Initiated in 2016, DARPA says the program is named “for the imaginary, mischievous imps that became the good luck charms of many British pilots during World War II” — not the animatronic puppets featured in the 1984 comedy-horror film of the same name.

DARPA graphic

DARPA Gremlins concept

A team led by Dynetics is the contractor for Gremlin test flight demonstrations, under a Phase 3 contract worth $32.5 million granted in April 2018. Other team members are Kratos Unmanned Aerial Systems (which also builds the Air Force’s Valkyrie,) Williams International, Applied Systems Engineering, Inc., Kutta Technologies, Inc., Moog Inc., Sierra Nevada Corporation, Systima Technologies, Inc., and Airborne Systems.

The first test of the Gremlins system was held this past November, with DARPA announcing the test results on Jan. 17. The X-61A Gremlins Air Vehicle (GAV) was launched from a C-130A cargo plane, which eventually could carry 16 of the drones.
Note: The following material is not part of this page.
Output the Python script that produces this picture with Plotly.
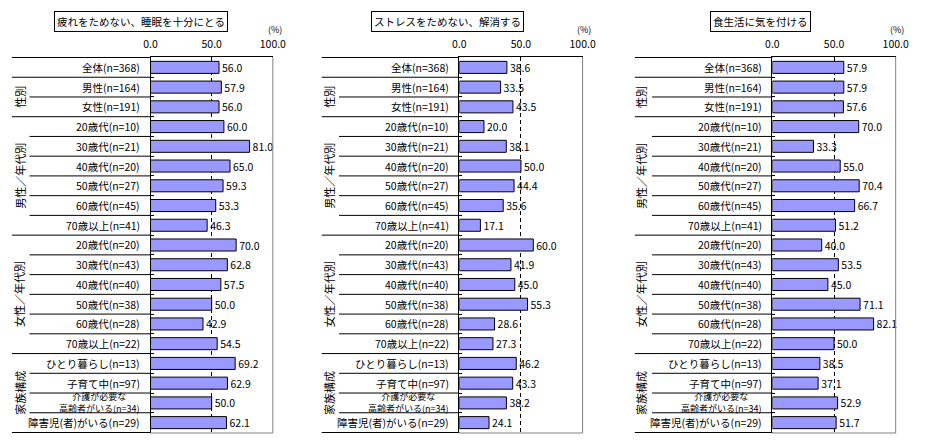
import plotly.graph_objects as go

W, H = 926, 448
FONT = "Noto Sans CJK JP"

# ---------------- data ----------------
categories = ["全体(n=368)", "男性(n=164)", "女性(n=191)",
              "20歳代(n=10)", "30歳代(n=21)", "40歳代(n=20)", "50歳代(n=27)", "60歳代(n=45)", "70歳以上(n=41)",
              "20歳代(n=20)", "30歳代(n=43)", "40歳代(n=40)", "50歳代(n=38)", "60歳代(n=28)", "70歳以上(n=22)",
              "ひとり暮らし(n=13)", "子育て中(n=97)", "介護が必要な<br>高齢者がいる(n=34)", "障害児(者)がいる(n=29)"]

sleep_values = [56.0, 57.9, 56.0, 60.0, 81.0, 65.0, 59.3, 53.3, 46.3, 70.0, 62.8, 57.5, 50.0, 42.9, 54.5,
                69.2, 62.9, 50.0, 62.1]
stress_values = [38.6, 33.5, 43.5, 20.0, 38.1, 50.0, 44.4, 35.6, 17.1, 60.0, 41.9, 45.0, 55.3, 28.6, 27.3,
                 46.2, 43.3, 38.2, 24.1]
diet_values = [57.9, 57.9, 57.6, 70.0, 33.3, 55.0, 70.4, 66.7, 51.2, 40.0, 53.5, 45.0, 71.1, 82.1, 50.0,
               38.5, 37.1, 52.9, 51.7]

panel_titles = ["疲れをためない、睡眠を十分にとる", "ストレスをためない、解消する", "食生活に気を付ける"]

group_names = ["性別", "男性／年代別", "女性／年代別", "家族構成"]
group_first = [1, 3, 9, 15]
group_last = [2, 8, 14, 18]

tick_values = [0, 50, 100]
tick_labels = ["0.0", "50.0", "100.0"]

# ---------------- layout geometry (pixels) ----------------
panels = [
    dict(values=sleep_values, ax0=146.7, ax1=271.7, full=5, inner=23, gx=13, tcx=136.7),
    dict(values=stress_values, ax0=462.3, ax1=588.3, full=321.7, inner=339.3, gx=329, tcx=450.0),
    dict(values=diet_values, ax0=782.3, ax1=908.3, full=641.7, inner=659.3, gx=648, tcx=770.3),
]
TOP, BOT = 57.0, 433.0


def px(x):
    return x / W


def py(y):
    return 1 - y / H


fig = go.Figure()
shapes = []
annotations = []
n = len(categories)
group_bounds = {0, n}
for f in group_first:
    group_bounds.add(f)

for i, p in enumerate(panels):
    k = "" if i == 0 else str(i + 1)
    xa, ya = "x" + k, "y" + k
    fig.add_trace(go.Bar(
        x=p["values"], y=categories, orientation="h",
        xaxis=xa, yaxis=ya,
        marker=dict(color="#9999FF", line=dict(color="black", width=1)),
        text=[f"{v:.1f}" for v in p["values"]],
        textposition="outside", constraintext="none", cliponaxis=False,
        textfont=dict(family=FONT, size=10.5, color="black"),
        hoverinfo="skip", showlegend=False,
    ))
    fig.update_layout(**{
        "xaxis" + k: dict(domain=[px(p["ax0"]), px(p["ax1"])], range=[0, 100], side="top",
                          anchor=ya, tickvals=tick_values, ticktext=tick_labels, ticks="",
                          tickfont=dict(family=FONT, size=10.5, color="black"),
                          ticklabelstandoff=4,
                          showline=True, linecolor="black", linewidth=1, zeroline=False,
                          showgrid=True, gridcolor="black", gridwidth=1, griddash="4px,3px",
                          fixedrange=True),
        "yaxis" + k: dict(domain=[py(BOT), py(TOP)], anchor=xa, type="category",
                          categoryorder="array", categoryarray=categories, autorange="reversed",
                          showticklabels=False, ticks="inside", tickson="boundaries", ticklen=3,
                          tickcolor="black", showline=True, linecolor="black", linewidth=1,
                          showgrid=False, zeroline=False, fixedrange=True),
    })
    # right & bottom gray borders
    shapes.append(dict(type="line", xref=xa + " domain", yref=ya + " domain", x0=1, x1=1, y0=0, y1=1,
                       line=dict(color="#808080", width=1)))
    shapes.append(dict(type="line", xref=xa + " domain", yref=ya + " domain", x0=0, x1=1, y0=0, y1=0,
                       line=dict(color="#808080", width=1)))
    # row separators on the left
    for b in range(n + 1):
        x_start = p["full"] if b in group_bounds else p["inner"]
        shapes.append(dict(type="line", xref="paper", yref=ya, x0=px(x_start), x1=px(p["ax0"]),
                           y0=b - 0.5, y1=b - 0.5, line=dict(color="black", width=1)))
    # category labels
    edge = p["ax0"] - 9
    for c in categories:
        multi = "<br>" in c
        annotations.append(dict(text=c, xref="paper", yref=ya, x=px(edge), y=c,
                                xanchor="right", yanchor="middle", align="center",
                                showarrow=False,
                                font=dict(family=FONT, size=9 if multi else 10.5, color="black")))
    # group labels
    for g, a, b in zip(group_names, group_first, group_last):
        annotations.append(dict(text=g, xref="paper", yref=ya, x=px(p["gx"]), y=(a + b) / 2,
                                textangle=-90, xanchor="center", yanchor="middle", showarrow=False,
                                font=dict(family=FONT, size=11, color="black")))
    # panel title
    annotations.append(dict(text=panel_titles[i], xref="paper", yref="paper", x=px(p["tcx"]), y=py(21),
                            xanchor="center", yanchor="middle", showarrow=False,
                            bordercolor="black", borderwidth=1, borderpad=2, bgcolor="white",
                            font=dict(family=FONT, size=10.5, color="black")))
    # unit label
    annotations.append(dict(text="(%)", xref="paper", yref="paper", x=px(p["ax1"] + 11), y=py(30),
                            xanchor="right", yanchor="middle", showarrow=False,
                            font=dict(family=FONT, size=9, color="black")))

fig.update_layout(
    width=W, height=H, margin=dict(l=0, r=0, t=0, b=0),
    paper_bgcolor="white", plot_bgcolor="white",
    bargap=0.39, shapes=shapes, annotations=annotations,
    font=dict(family=FONT, color="black"),
)

fig.write_html("out.html", config={"displayModeBar": False},
               post_script="document.body.style.margin='0';document.body.style.padding='0';")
While DARPA deemed the test successful, the vehicle actually crashed due to a malfunctioning parachute, leaving four GAVs available for the rest of the planned tests. (A parachute, however, would not be a part of an operational system, according to DARPA.)

The concept is for the Gremlins, each of which can carry up to 150 pounds, to be caught on their way back by a mechanical arm affixed to the C-130 airframe. DARPA, however, is quick to point out that other aircraft could also be outfitted to carry the Gremlins.

“The goal for this third phase of the Gremlins program is completion of a full-scale technology demonstration series featuring the air recovery of multiple, low-cost, reusable unmanned aerial systems,” the DARPA announcement explained. “Safety, reliability, and affordability are the key objectives for the system, which would launch groups of UASs from multiple types of military aircraft while out of range from adversary defenses. Once Gremlins complete their mission, the transport aircraft would retrieve them in the air and carry them home, where ground crews would prepare them for their next use within 24 hours.”